Personal relationships and sophisticated business knowledge are factors that a court will consider when looking into the backstory of a legal dispute in the corporate world. Farm Credit Canada v. Chan (2021, ABCA 168) is a recent decision from the Alberta Court of Appeal that provides an example.
In this case, the two sole directors and voting shareholders of a company called Pacific Rockyview Enterprises tried to avoid their legal obligation to pay as personal guarantors of a company loan in default by arguing – unsuccessfully as it turned out – two things:1. They did not understand the personal guarantor documents they had signed; and2. They were victims of fraud, with the lender either being willfully blind or negligent in failing to realize there was a possible fraudulent transaction yet lending money anyway.
The origin of legal troubles for Ken Chan and Raymond Wan date back to 2007. In early March of that year, Pacific Rockyview (a company of which they were directors along with two women named Debbie Wong and Siu Soo) bought 160 acres of land near Chestermere, Alberta. The company paid $6.56 million for the land, buying it from a company named LMV Inc., which had bought the land just two months before for $5.04 million. On the same day that Pacific Rockyview bought the land, a private mortgage was registered on title for $3.6 million . So, based on just two purchase/sale transactions, the land value had increased by more than $1.5 million in just two months.

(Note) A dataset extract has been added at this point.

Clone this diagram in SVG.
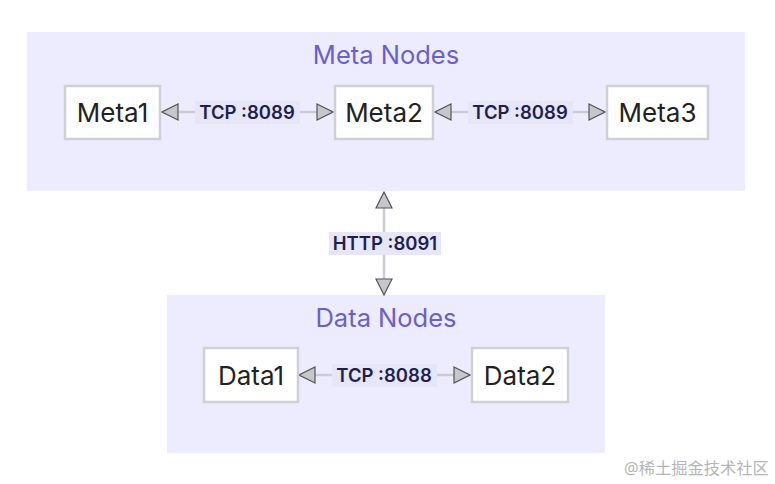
<svg xmlns="http://www.w3.org/2000/svg" width="775" height="484" viewBox="0 0 775 484">
<style>
.cluster{fill:#ececfe;stroke:none}
.ctitle{font-family:Inter,"Noto Sans",sans-serif;font-size:25.5px;fill:#6a5fcb;text-anchor:middle}
.node rect{fill:#ffffff;stroke:#cfcfd6;stroke-width:2.5}
.node text{font-family:Inter,"Noto Sans",sans-serif;font-size:26px;fill:#222;text-anchor:middle;dominant-baseline:central}
.edge{stroke:#cbcbd3;stroke-width:2.5;fill:none}
.elabel{font-family:Inter,"Noto Sans",sans-serif;font-size:18.5px;font-weight:600;fill:#1f1f4f;text-anchor:middle;dominant-baseline:central}
.lbg{fill:#e6e6f6}
.wm{font-family:"Noto Sans","Noto Sans CJK SC",sans-serif;font-size:16.3px;fill:#b5b5b5}
</style>
<defs>
<marker id="ahb" viewBox="0 0 18 18" refX="17" refY="9" markerWidth="18" markerHeight="18" markerUnits="userSpaceOnUse" orient="auto-start-reverse">
<path d="M1,1 L17,9 L1,17 Z" fill="#c6c6cc" stroke="#555" stroke-width="1.2"/>
</marker>
</defs>
<rect width="775" height="484" fill="#ffffff"/>
<g id="meta-cluster">
<rect class="cluster" x="27" y="32" width="718" height="159"/>
<text class="ctitle" x="386" y="64">Meta Nodes</text>
</g>
<g id="data-cluster">
<rect class="cluster" x="167" y="295" width="438" height="158"/>
<text class="ctitle" x="386" y="327">Data Nodes</text>
</g>
<g id="connectors">
<line class="edge" x1="162" y1="112" x2="333" y2="112" marker-start="url(#ahb)" marker-end="url(#ahb)"/>
<rect class="lbg" x="195" y="101" width="105" height="23"/>
<text class="elabel" x="247" y="112">TCP :8089</text>
<line class="edge" x1="435" y1="112" x2="605" y2="112" marker-start="url(#ahb)" marker-end="url(#ahb)"/>
<rect class="lbg" x="468" y="101" width="105" height="23"/>
<text class="elabel" x="520" y="112">TCP :8089</text>
<line class="edge" x1="384" y1="192" x2="384" y2="295" marker-start="url(#ahb)" marker-end="url(#ahb)"/>
<rect class="lbg" x="329" y="232" width="112" height="23"/>
<text class="elabel" x="385" y="243">HTTP :8091</text>
<line class="edge" x1="299" y1="375" x2="470" y2="375" marker-start="url(#ahb)" marker-end="url(#ahb)"/>
<rect class="lbg" x="332" y="364" width="105" height="23"/>
<text class="elabel" x="384" y="375">TCP :8088</text>
</g>
<g id="meta1" class="node"><rect x="65" y="86" width="95" height="53"/><text x="112.5" y="112.5">Meta1</text></g>
<g id="meta2" class="node"><rect x="335" y="86" width="98" height="53"/><text x="384" y="112.5">Meta2</text></g>
<g id="meta3" class="node"><rect x="607" y="86" width="101" height="53"/><text x="657.5" y="112.5">Meta3</text></g>
<g id="data1" class="node"><rect x="204" y="348" width="94" height="54"/><text x="251" y="375">Data1</text></g>
<g id="data2" class="node"><rect x="472" y="348" width="96" height="54"/><text x="520" y="375">Data2</text></g>
<text class="wm" x="624" y="474">@稀土掘金技术社区</text>
</svg>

Pacific Rockyview subsequently applied to Farm Credit Canada for a loan to pay out the private mortgage, requesting $3.7 million. On the first credit risk assessment, the lender conditionally approved a loan of $3.7 million based solely on the purchase price of $6.56 million. However, this was conditional on an appraisal of the land’s market value and an assessment of the net worth of the company’s four directors. The subsequent appraisal set the market value at only $3.7 million. Based on that, Farm Credit Canada approved a loan of $2.65 million. They obtained net worth statements from the four directors of Pacific Rockyview and had them all sign personal guarantees before advancing the money.
The company made scheduled loan payments regularly until April of 2014, when Farm Credit sent a loan renewal notice to the directors. The previous year, Wong and Soo were removed as directors for reasons that were not made known in either the published decision of the Court of Queen’s Bench or that of the Court of Appeal. In any event, Pacific Rockyview stopped making payments, so the lender launched a foreclosure action on the land.

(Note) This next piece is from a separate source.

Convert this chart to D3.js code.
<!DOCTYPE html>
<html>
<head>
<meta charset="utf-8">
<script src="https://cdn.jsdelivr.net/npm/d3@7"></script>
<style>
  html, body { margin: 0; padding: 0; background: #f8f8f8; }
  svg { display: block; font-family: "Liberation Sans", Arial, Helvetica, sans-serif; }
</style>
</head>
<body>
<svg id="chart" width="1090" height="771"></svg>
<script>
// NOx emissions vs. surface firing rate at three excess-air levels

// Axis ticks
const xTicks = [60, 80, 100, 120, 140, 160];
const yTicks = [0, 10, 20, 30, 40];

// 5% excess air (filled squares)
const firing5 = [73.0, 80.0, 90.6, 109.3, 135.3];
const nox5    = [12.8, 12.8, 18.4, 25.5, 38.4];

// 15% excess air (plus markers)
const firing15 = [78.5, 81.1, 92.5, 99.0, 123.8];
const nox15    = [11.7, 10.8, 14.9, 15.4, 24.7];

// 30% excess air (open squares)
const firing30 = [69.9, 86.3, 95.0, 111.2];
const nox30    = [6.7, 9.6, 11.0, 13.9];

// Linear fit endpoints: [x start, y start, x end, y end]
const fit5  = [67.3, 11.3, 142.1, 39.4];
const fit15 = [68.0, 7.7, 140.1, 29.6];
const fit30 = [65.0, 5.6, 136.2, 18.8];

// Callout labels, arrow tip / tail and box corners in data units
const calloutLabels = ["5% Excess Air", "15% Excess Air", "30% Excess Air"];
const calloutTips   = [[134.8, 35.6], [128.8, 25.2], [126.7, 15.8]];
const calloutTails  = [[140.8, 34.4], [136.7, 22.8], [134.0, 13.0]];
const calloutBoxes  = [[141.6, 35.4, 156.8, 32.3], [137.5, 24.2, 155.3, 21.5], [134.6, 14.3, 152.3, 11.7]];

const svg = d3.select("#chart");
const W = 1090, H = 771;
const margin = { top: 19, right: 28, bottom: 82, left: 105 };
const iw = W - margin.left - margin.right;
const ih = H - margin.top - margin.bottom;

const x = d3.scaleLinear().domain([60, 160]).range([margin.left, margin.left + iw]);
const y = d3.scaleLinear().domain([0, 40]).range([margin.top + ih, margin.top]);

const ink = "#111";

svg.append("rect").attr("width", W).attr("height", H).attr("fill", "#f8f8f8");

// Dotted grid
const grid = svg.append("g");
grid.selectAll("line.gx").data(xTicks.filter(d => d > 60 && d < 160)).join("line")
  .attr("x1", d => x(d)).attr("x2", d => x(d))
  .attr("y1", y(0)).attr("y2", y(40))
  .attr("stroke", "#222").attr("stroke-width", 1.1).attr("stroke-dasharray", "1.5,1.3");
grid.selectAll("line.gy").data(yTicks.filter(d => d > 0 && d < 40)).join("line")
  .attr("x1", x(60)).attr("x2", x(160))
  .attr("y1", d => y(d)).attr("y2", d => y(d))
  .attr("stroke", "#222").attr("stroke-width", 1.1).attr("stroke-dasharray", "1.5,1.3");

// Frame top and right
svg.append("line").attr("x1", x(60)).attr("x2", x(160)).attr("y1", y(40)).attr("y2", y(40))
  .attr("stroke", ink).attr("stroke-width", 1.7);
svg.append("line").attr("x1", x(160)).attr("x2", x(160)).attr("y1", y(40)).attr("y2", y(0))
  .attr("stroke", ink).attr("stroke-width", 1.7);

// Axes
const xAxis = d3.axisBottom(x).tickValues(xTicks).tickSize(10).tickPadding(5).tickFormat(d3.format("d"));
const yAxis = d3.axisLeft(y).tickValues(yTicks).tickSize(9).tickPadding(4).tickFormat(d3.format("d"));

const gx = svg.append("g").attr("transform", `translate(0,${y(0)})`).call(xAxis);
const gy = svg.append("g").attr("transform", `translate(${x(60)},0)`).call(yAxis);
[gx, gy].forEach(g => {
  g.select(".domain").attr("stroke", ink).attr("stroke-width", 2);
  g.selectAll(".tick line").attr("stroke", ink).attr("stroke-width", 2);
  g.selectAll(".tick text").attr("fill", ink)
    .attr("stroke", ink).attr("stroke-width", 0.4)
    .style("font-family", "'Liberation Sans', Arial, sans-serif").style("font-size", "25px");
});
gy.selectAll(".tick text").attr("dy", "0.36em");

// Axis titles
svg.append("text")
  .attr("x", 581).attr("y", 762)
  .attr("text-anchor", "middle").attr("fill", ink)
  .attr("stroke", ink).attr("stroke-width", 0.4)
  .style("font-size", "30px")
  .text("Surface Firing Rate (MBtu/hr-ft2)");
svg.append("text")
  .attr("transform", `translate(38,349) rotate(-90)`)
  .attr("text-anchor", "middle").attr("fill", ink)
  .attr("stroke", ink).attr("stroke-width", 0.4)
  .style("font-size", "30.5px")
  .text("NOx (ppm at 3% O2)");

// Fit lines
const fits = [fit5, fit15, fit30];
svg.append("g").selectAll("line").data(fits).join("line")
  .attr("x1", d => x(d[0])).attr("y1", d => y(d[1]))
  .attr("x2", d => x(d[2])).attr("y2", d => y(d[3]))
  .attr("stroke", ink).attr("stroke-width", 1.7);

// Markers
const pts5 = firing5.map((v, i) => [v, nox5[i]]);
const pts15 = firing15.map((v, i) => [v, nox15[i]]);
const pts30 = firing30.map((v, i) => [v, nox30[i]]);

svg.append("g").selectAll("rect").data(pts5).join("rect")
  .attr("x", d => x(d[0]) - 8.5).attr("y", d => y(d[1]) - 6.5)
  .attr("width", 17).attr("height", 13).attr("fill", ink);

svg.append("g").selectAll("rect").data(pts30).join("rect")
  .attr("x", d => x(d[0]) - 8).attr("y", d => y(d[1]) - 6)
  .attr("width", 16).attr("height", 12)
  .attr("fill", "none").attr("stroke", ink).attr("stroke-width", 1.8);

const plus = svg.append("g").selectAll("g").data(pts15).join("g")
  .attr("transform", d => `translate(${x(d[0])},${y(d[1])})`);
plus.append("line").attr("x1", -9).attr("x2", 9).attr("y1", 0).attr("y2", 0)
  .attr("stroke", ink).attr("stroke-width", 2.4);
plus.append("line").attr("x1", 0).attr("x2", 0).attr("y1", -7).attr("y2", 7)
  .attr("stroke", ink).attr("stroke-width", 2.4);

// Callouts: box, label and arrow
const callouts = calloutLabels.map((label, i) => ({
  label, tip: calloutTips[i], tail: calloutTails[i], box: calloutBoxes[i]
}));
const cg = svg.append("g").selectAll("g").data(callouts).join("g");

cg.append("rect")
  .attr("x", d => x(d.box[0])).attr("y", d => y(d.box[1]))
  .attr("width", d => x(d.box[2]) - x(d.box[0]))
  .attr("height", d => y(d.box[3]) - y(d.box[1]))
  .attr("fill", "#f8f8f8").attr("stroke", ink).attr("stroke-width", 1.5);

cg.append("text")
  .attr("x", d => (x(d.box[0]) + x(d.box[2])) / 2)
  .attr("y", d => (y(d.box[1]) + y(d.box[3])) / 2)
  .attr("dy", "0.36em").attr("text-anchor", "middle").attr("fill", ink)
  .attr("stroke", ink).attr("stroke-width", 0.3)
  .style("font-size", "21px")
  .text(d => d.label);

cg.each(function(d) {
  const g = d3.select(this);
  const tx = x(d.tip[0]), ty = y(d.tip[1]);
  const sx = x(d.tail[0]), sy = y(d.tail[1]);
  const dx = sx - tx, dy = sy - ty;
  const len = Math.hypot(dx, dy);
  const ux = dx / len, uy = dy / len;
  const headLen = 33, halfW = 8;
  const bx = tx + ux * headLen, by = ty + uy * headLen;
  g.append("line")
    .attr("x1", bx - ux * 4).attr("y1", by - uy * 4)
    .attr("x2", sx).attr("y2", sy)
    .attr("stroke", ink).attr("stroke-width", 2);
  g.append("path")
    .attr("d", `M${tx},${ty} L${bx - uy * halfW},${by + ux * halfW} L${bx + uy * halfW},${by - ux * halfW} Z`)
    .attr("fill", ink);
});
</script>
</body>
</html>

In July of 2017, the Court of Queen’s Bench granted the lender a Redemption Order. However, a huge deficiency was expected. The Affidavit of Value showed the outstanding debt to be $2.5 million but the appraised fair market value of the land at that time was just $890,000. Farm Credit listed the land for sale the next month, but the land failed to sell, even after the price was reduced several times over subsequent months. Farm Credit then initiated an application for a summary judgment to enforce the directors’ personal guarantees. A summary judgment is a discretionary civil judgment that is made by the court when affidavit evidence and facts before it shows no triable issue(s) and there is no prospect for a reasonable defense.

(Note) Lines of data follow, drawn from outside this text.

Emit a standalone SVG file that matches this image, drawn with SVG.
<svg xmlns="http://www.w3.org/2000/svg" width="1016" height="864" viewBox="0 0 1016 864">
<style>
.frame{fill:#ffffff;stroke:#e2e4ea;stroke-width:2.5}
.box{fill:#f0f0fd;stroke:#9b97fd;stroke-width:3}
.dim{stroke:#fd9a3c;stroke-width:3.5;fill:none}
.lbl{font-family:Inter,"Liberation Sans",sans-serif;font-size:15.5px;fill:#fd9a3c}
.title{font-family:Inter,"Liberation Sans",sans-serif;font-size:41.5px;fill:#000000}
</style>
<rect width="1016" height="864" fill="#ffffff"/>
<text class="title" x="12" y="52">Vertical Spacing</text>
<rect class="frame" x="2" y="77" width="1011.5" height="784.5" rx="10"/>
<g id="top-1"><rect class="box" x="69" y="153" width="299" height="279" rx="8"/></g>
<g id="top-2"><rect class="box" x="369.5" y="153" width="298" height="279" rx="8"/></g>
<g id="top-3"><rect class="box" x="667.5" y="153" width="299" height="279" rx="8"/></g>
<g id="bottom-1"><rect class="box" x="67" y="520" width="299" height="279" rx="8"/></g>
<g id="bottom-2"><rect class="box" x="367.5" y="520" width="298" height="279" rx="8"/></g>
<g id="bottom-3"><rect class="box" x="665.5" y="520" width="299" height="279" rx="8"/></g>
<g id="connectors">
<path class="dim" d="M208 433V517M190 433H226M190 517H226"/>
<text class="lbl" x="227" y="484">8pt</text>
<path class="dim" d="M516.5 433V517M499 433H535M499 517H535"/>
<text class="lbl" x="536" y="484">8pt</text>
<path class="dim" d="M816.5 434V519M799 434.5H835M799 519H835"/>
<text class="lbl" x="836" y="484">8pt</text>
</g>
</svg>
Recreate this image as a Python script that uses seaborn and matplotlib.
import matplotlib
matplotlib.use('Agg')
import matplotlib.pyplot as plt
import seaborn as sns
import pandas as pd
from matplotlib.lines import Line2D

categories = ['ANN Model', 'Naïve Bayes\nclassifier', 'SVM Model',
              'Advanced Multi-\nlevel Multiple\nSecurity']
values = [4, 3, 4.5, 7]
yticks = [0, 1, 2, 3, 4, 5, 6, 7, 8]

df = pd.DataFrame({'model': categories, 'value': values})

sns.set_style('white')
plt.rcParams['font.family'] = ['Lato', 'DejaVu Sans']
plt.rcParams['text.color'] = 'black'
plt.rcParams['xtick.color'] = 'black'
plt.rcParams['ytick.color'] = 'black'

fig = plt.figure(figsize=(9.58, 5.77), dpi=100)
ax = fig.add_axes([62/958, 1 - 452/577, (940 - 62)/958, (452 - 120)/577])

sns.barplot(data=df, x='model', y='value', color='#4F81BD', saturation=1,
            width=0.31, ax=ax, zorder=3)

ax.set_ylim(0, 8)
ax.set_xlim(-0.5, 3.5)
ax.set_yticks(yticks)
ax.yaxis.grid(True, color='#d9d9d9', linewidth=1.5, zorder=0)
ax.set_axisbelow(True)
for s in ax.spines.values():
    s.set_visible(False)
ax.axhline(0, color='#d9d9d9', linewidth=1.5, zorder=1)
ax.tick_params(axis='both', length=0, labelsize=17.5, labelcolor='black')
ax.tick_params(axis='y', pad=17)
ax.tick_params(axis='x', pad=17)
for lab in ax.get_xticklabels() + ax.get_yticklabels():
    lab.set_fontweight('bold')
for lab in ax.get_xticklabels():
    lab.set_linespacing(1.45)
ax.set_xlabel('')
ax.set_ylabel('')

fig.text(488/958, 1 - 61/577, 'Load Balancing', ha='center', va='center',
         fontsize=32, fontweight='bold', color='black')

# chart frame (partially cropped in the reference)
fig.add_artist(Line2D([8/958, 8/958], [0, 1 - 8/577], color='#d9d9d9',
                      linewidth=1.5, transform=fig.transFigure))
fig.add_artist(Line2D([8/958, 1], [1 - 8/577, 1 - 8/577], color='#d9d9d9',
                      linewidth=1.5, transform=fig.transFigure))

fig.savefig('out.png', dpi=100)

The Master who heard the Farm Credit application declined to issue summary judgment. The gist of the opposition to the application was: 1. Chan and Wan did not understand the significance of the personal guarantees they had signed; Wong and Soo had pressed them to sign as it was their duty as directors; and the lawyer overseeing the signing had not explained what a personal guarantee on a loan meant.2. The transactions regarding the land back in 2007 should have raised a suspicion of fraud in the lender’s eyes and it was willfully blind or negligent in lending the money.Consequently, Farm Credit appealed. The Court of Queen’s Bench granted the summary judgment and that was upheld on appeal to the Court of Appeal.
The presiding Queen’s Bench justice who heard the Farm Credit appeal identified two salient factors in reaching his decision:1. Chan and Wan were sophisticated businesspeople who could be expected to know the significance of what a personal guarantee meant.2. Requiring personal guarantees on loans is customary practice and enforcing them is part of ensuring commercial certainty.
The justice also paid no heed to the assertion that Farm Credit should have suspected fraud because of the transactions in early 2007; i.e., the $1.5 million discrepancy between the purchase price in early January and what Pacific Rockyview paid just two months later. The judge found nothing unusual in the lender offering a loan conditional on doing an independent appraisal to get the fair market value of the land and subsequently requiring personal guarantees from the directors after assessing their net worth.
On appeal to the Court of Queen’s Bench and on further appeal to the Court of Appeal, Chan and Wan tried to argue again that they were the victims of fraudulent misrepresentation by Wong and Soo. However, neither court bought that, not surprisingly since no evidence was led in this regard. In any event, even if Chan and Wan were the victims of fraud, the Court of Appeal ruled, then their remedy should be to pursue an indemnity claim against the two former directors. Whatever dealings took place between the directors back when the loan application was made was deemed irrelevant to the lender’s right to enforce its personal guarantees. Finally, but without further comment, the Court of Appeal noted that Wong and Soo were cousins of Chan’s wife and the parties had known each other for over 40 years.